The influence of wave plates extends far beyond the optics lab, serving as a critical enabling technology in a vast range of scientific fields.

​​Visualizing Stress in Materials:​​ In mechanical engineering, the technique of photoelasticity allows us to see stress distributions in transparent materials. When a material like acrylic or polycarbonate is stressed, it becomes temporarily birefringent, acting like a wave plate whose local retardation is proportional to the mechanical stress. Placing the stressed part between two crossed polarizers (a plane polariscope) reveals a pattern of colorful fringes. However, this pattern is often confusing, as it contains two superimposed sets of fringes: isochromatics (related to stress magnitude) and isoclinics (related to stress direction). To isolate the crucial stress magnitude information, engineers convert the setup into a circular polariscope by inserting two quarter-wave plates. This configuration probes the sample with circularly polarized light, which cleverly erases the orientation-dependent isoclinic fringes from the image, leaving a clear and unambiguous map of the stress magnitudes.

​​Cooling Atoms with Light:​​ In the quantum realm of atomic physics, wave plates are indispensable. A magneto-optical trap (MOT), a device used to cool atoms to temperatures just millionths of a degree above absolute zero, works by bombarding atoms with laser light of a very specific polarization. The restoring force that traps the atoms requires counter-propagating laser beams with opposite circular polarizations ($\sigma^+$ and $\sigma^-$). A common laboratory setup starts with a single laser beam and uses a half-wave plate to rotate its linear polarization to a precise angle. This beam then strikes a polarizing beam splitter, which separates it into two beams with orthogonal polarizations and a perfectly controlled power ratio. Quarter-wave plates are then used to convert these two linear beams into the required circular polarizations for the trap. The humble wave plate acts as the crucial knob that allows physicists to tune their apparatus and enter the world where quantum mechanics dominates.
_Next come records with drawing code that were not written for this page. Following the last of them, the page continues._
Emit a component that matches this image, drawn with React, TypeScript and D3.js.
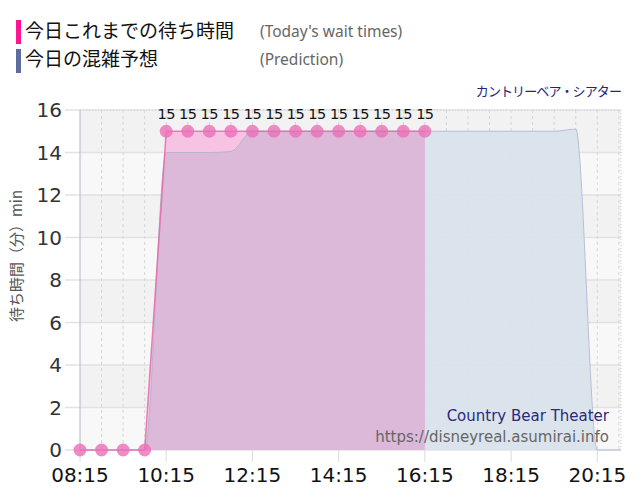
import React from "react";
import * as d3 from "d3";

const actualTimes = ["08:15","08:45","09:15","09:45","10:15","10:45","11:15","11:45","12:15","12:45","13:15","13:45","14:15","14:45","15:15","15:45","16:15"];
const actualValues = [0,0,0,0,15,15,15,15,15,15,15,15,15,15,15,15,15];

const predTimes = ["08:15","08:45","09:15","09:45","10:15","10:45","11:15","11:45","12:15","12:45","13:15","13:45","14:15","14:45","15:15","15:45","16:15","16:45","17:15","17:45","18:15","18:45","19:15","19:45","20:15","20:45","20:48"];
const predValues = [0,0,0,0,14,14,14,14.05,15,15,15,15,15,15,15,15,15,15,15,15,15,15,15,15.1,0,0,0];

const xTickLabels = ["08:15","10:15","12:15","14:15","16:15","18:15","20:15"];
const yTicks = [0,2,4,6,8,10,12,14,16];

const toMin = (s: string) => { const [h, m] = s.split(":").map(Number); return h * 60 + m; };

const W = 640, H = 500;
const L = 80, R = 621, T = 110, B = 450;

export default function App() {
  const x = d3.scaleLinear().domain([toMin("08:15"), toMin("20:48")]).range([L, R]);
  const y = d3.scaleLinear().domain([0, 16]).range([B, T]);

  const actual = actualTimes.map((t, i) => ({ t: toMin(t), v: actualValues[i] }));
  const pred = predTimes.map((t, i) => ({ t: toMin(t), v: predValues[i] }));

  const predArea = d3.area<{t:number;v:number}>().x(d => x(d.t)).y0(y(0)).y1(d => y(d.v)).curve(d3.curveMonotoneX)(pred) || "";
  const predLine = d3.line<{t:number;v:number}>().x(d => x(d.t)).y(d => y(d.v)).curve(d3.curveMonotoneX)(pred) || "";
  const actArea = d3.area<{t:number;v:number}>().x(d => x(d.t)).y0(y(0)).y1(d => y(d.v))(actual) || "";
  const actLine = d3.line<{t:number;v:number}>().x(d => x(d.t)).y(d => y(d.v))(actual) || "";

  const grid30: number[] = [];
  for (let m = toMin("08:15") + 30; m < toMin("20:48"); m += 30) grid30.push(m);

  const bands = d3.range(8).map(i => ({ lo: i * 2, hi: i * 2 + 2, dark: i % 2 === 1 }));

  const latin = "'DejaVu Sans', Verdana, sans-serif";
  const cjk = "'Noto Sans CJK JP', sans-serif";

  return (
    <svg width={W} height={H} style={{ position: "absolute", left: 0, top: 0, background: "#fff" }}>
      <defs>
        <clipPath id="predClip"><path d={predArea} /></clipPath>
      </defs>
      {/* Legend */}
      <rect x={16} y={20} width={5} height={24} fill="#ff1493" />
      <rect x={16} y={49} width={5} height={24} fill="#5b6e9e" />
      <text x={25} y={38} fontFamily={cjk} fontSize={19} fill="#111">今日これまでの待ち時間</text>
      <text x={25} y={66} fontFamily={cjk} fontSize={19} fill="#111">今日の混雑予想</text>
      <text x={260} y={37} fontFamily="'Noto Sans', sans-serif" fontSize={15.5} fill="#666">(Today's wait times)</text>
      <text x={260} y={65} fontFamily="'Noto Sans', sans-serif" fontSize={15.5} fill="#666">(Prediction)</text>
      <text x={621} y={96} textAnchor="end" fontFamily={cjk} fontSize={13} fill="#23237a" letterSpacing={-0.9}>カントリーベア・シアター</text>

      {/* Background bands */}
      {bands.map((b, i) => (
        <rect key={i} x={L} y={y(b.hi)} width={R - L} height={y(b.lo) - y(b.hi)} fill={b.dark ? "#f2f2f2" : "#f8f8f8"} />
      ))}
      {/* Horizontal grid */}
      {yTicks.map(v => (
        <line key={v} x1={65} x2={R} y1={y(v)} y2={y(v)} stroke="#e2e2e2" strokeWidth={1.5} />
      ))}
      {/* Vertical dashed grid */}
      {grid30.map(m => (
        <line key={m} x1={x(m)} x2={x(m)} y1={T} y2={B} stroke="#d6d6d6" strokeDasharray="3,3" />
      ))}
      {/* x tick marks */}
      {xTickLabels.map(s => (
        <line key={s} x1={x(toMin(s))} x2={x(toMin(s))} y1={B} y2={B + 12} stroke="#dcdcdc" />
      ))}
      <line x1={L} x2={R} y1={T} y2={T} stroke="#d0d0d0" strokeDasharray="1,2" />
      <line x1={R} x2={R} y1={T} y2={B} stroke="#d0d0d0" strokeDasharray="1,2" />
      <line x1={L} x2={L} y1={T} y2={B} stroke="#b4b4c0" />

      {/* Areas */}
      <path d={predArea} fill="#d9e3ec" opacity={0.95} />
      <path d={actArea} fill="#f5c1e0" opacity={0.95} />
      <path d={actArea} fill="#dcb8d9" clipPath="url(#predClip)" />
      <path d={predLine} fill="none" stroke="#a9b4cc" strokeWidth={1} opacity={0.8} />
      <path d={actLine} fill="none" stroke="#e860a8" strokeWidth={1.5} opacity={0.8} />

      {/* Dots */}
      {actual.map((d, i) => (
        <circle key={i} cx={x(d.t)} cy={y(d.v)} r={6.5} fill="#ec6fb6" opacity={0.8} />
      ))}
      {actual.filter(d => d.v > 0).map((d, i) => (
        <text key={i} x={x(d.t)} y={119} textAnchor="middle" fontFamily={latin} fontSize={14.5} fill="#111" letterSpacing={-0.5}>{d.v}</text>
      ))}

      {/* Y ticks */}
      {yTicks.map(v => (
        <text key={v} x={62} y={y(v) + 7} textAnchor="end" fontFamily={latin} fontSize={20} fill="#333">{v}</text>
      ))}
      {/* X ticks */}
      {xTickLabels.map(s => (
        <text key={s} x={x(toMin(s))} y={482} textAnchor="middle" fontFamily={latin} fontSize={20} fill="#111">{s}</text>
      ))}

      {/* Y label */}
      <text transform="translate(22,256) rotate(-90)" textAnchor="middle" fontFamily={cjk} fontSize={15} fill="#555">待ち時間（分）min</text>

      {/* Watermark */}
      <text x={609} y={421} textAnchor="end" fontFamily={latin} fontSize={15} fill="#2a2a7a">Country Bear Theater</text>
      <text x={609} y={442} textAnchor="end" fontFamily={latin} fontSize={15} fill="#666">https://disneyreal.asumirai.info</text>
    </svg>
  );
}
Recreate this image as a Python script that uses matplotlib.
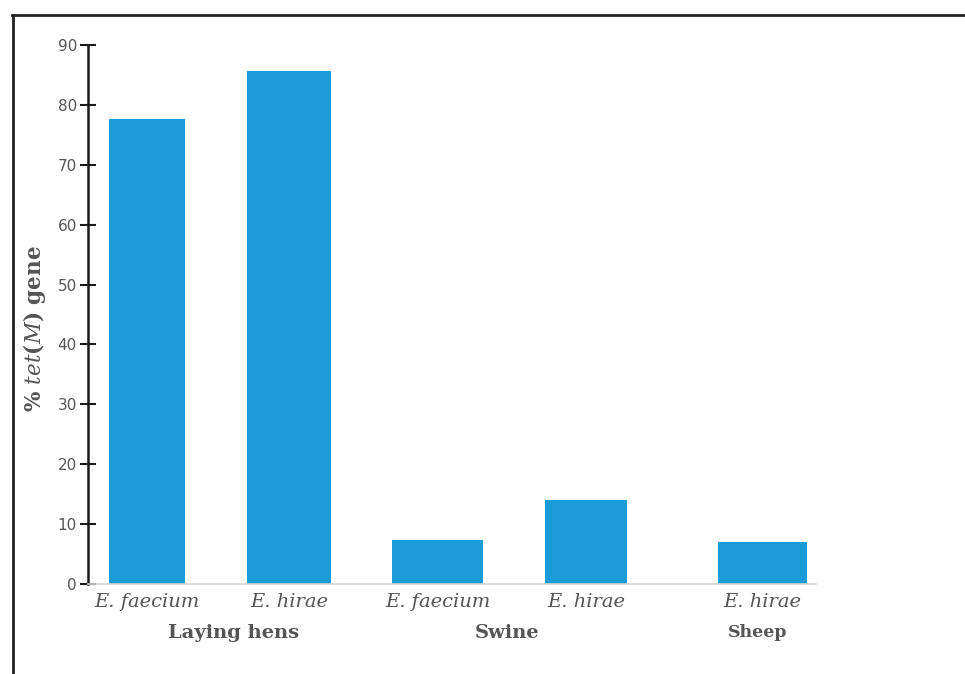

​​Characterizing the Unknown:​​ Finally, in a beautiful, self-referential loop, the principles of polarization control are used to characterize wave plates themselves. How do we know if a plate of crystal has a retardation of exactly $\pi/2$? We can place it in a beam of linearly polarized light and measure the transmitted intensity as we rotate a second polarizer (an analyzer) after it. The maximum and minimum intensities we measure, $I_{max}$ and $I_{min}$, depend directly on the plate's retardation. By simply calculating the ratio of these intensities, we can derive the exact phase retardation of the unknown wave plate. It is a system that uses the very laws it exploits to calibrate and verify its own components.

From engineering to quantum physics, the wave plate is an unseen architect, quietly sculpting light to our will. Its simple principle—a differential phase shift—unlocks a universe of control, reminding us that sometimes the most profound capabilities arise from the simplest physical ideas.